MLJBase.fit_only!(mach::Machine; rows=nothing, verbosity=1, force=false)
Without mutating any other machine on which it may depend, perform one of
the following actions to the machine mach
, using the data and model
bound to it, and restricting the data to rows
if specified:
-
Ab initio training. Ignoring any previous learned parameters and
cache, compute and store new learned parameters. Increment mach.state
.
-
Training update. Making use of previous learned parameters and/or
cache, replace or mutate existing learned parameters. The effect is
the same (or nearly the same) as in ab initio training, but may be
faster or use less memory, assuming the model supports an update
option (implements MLJBase.update
). Increment mach.state
.
-
No-operation. Leave existing learned parameters untouched. Do not
increment mach.state
.
Training action logic
For the action to be a no-operation, either mach.frozen == true
or
or none of the following apply:
-
(i) mach
has never been trained (mach.state == 0
).
-
(ii) force == true
.
-
(iii) The state
of some other machine on which mach
depends has
changed since the last time mach
was trained (ie, the last time
mach.state
was last incremented).
-
(iv) The specified rows
have changed since the last retraining and
mach.model
does not have Static
type.
-
(v) mach.model
has changed since the last retraining.
In any of the cases (i) - (iv), mach
is trained ab initio. If only
(v) fails, then a training update is applied.
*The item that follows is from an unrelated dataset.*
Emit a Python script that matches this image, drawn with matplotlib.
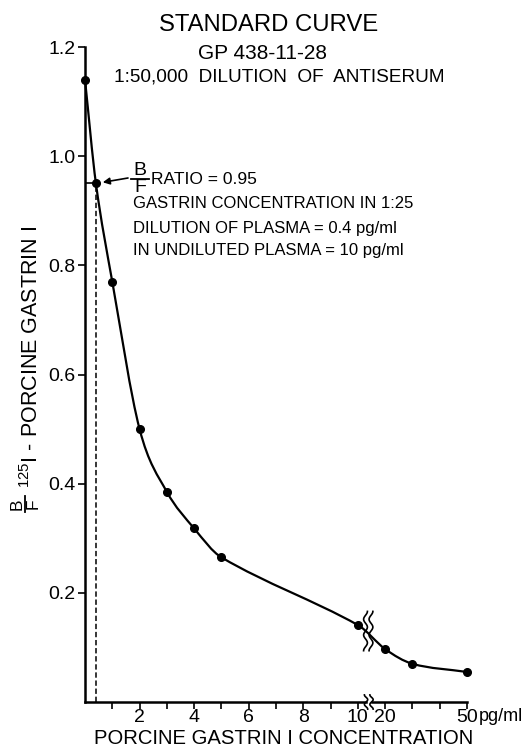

To freeze or unfreeze mach
, use freeze!(mach)
or thaw!(mach)
.
Implementation detail
The data to which a machine is bound is stored in mach.args
. Each
element of args
is either a Node
object, or, in the case that
concrete data was bound to the machine, it is concrete data wrapped in
a Source
node. In all cases, to obtain concrete data for actual
training, each argument N
is called, as in N()
or N(rows=rows)
,
and either MLJBase.fit
(ab initio training) or MLJBase.update
(training update) is dispatched on mach.model
and this data. See the
“Adding models for general use” section of the MLJ documentation for
more on these lower-level training methods.